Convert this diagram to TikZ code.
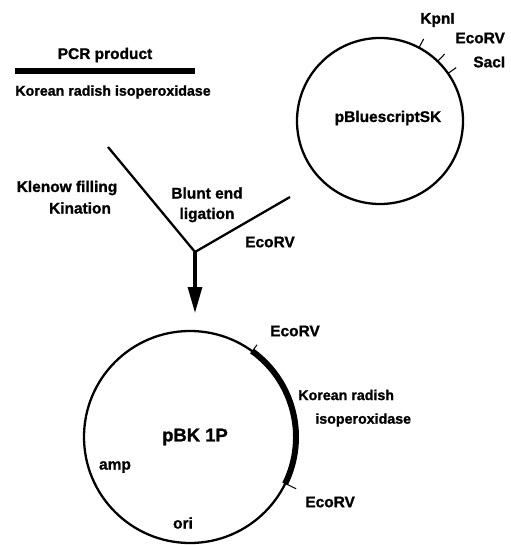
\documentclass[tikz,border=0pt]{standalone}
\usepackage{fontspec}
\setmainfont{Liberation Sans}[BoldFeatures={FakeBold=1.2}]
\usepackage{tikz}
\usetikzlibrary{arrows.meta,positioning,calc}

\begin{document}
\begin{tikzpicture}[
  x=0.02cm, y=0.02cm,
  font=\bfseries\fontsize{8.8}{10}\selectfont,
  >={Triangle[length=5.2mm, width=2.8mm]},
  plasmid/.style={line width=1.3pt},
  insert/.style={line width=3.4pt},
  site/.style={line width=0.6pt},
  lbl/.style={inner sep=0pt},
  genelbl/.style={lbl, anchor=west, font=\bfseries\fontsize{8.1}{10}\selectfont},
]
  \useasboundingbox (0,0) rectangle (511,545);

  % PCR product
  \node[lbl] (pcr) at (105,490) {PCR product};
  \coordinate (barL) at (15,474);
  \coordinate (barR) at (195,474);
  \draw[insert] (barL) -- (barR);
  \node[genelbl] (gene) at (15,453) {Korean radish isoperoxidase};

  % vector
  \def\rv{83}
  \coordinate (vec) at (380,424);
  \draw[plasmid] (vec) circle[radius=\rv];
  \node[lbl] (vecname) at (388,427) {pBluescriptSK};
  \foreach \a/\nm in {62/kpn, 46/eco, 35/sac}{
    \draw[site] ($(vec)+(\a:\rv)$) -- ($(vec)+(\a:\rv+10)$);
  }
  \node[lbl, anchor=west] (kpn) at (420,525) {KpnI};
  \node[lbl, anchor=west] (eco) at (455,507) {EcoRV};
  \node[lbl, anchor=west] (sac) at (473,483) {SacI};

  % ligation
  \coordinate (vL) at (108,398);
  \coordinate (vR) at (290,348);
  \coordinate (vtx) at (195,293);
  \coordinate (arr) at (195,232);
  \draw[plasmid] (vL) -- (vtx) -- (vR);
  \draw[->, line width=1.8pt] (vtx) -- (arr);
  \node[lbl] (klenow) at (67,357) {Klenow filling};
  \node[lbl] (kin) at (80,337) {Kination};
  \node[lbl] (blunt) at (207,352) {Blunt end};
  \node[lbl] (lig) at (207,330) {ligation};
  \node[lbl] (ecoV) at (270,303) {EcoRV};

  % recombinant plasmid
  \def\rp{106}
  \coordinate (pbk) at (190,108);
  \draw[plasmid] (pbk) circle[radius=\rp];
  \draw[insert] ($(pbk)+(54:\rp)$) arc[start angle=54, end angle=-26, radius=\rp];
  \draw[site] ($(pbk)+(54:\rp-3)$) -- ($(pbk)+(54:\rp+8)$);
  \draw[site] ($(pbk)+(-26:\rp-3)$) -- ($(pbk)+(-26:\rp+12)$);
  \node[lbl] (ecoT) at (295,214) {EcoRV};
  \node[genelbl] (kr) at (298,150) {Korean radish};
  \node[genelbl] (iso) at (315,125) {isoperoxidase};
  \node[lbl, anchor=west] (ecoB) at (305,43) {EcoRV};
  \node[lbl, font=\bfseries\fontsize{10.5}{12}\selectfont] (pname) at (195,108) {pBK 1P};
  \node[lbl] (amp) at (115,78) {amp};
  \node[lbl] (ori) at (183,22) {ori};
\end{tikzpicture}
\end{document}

━━━━━━━━━━━━━━━━━━━━

▶ [Set task] Return only the lines from the start of the data through the line that contains "(gene) at (15,453)", please, copying them exactly and omitting all pictures.

▶ [Expected answer]
Convert this diagram to TikZ code.
\documentclass[tikz,border=0pt]{standalone}
\usepackage{fontspec}
\setmainfont{Liberation Sans}[BoldFeatures={FakeBold=1.2}]
\usepackage{tikz}
\usetikzlibrary{arrows.meta,positioning,calc}

\begin{document}
\begin{tikzpicture}[
  x=0.02cm, y=0.02cm,
  font=\bfseries\fontsize{8.8}{10}\selectfont,
  >={Triangle[length=5.2mm, width=2.8mm]},
  plasmid/.style={line width=1.3pt},
  insert/.style={line width=3.4pt},
  site/.style={line width=0.6pt},
  lbl/.style={inner sep=0pt},
  genelbl/.style={lbl, anchor=west, font=\bfseries\fontsize{8.1}{10}\selectfont},
]
  \useasboundingbox (0,0) rectangle (511,545);

  % PCR product
  \node[lbl] (pcr) at (105,490) {PCR product};
  \coordinate (barL) at (15,474);
  \coordinate (barR) at (195,474);
  \draw[insert] (barL) -- (barR);
  \node[genelbl] (gene) at (15,453) {Korean radish isoperoxidase};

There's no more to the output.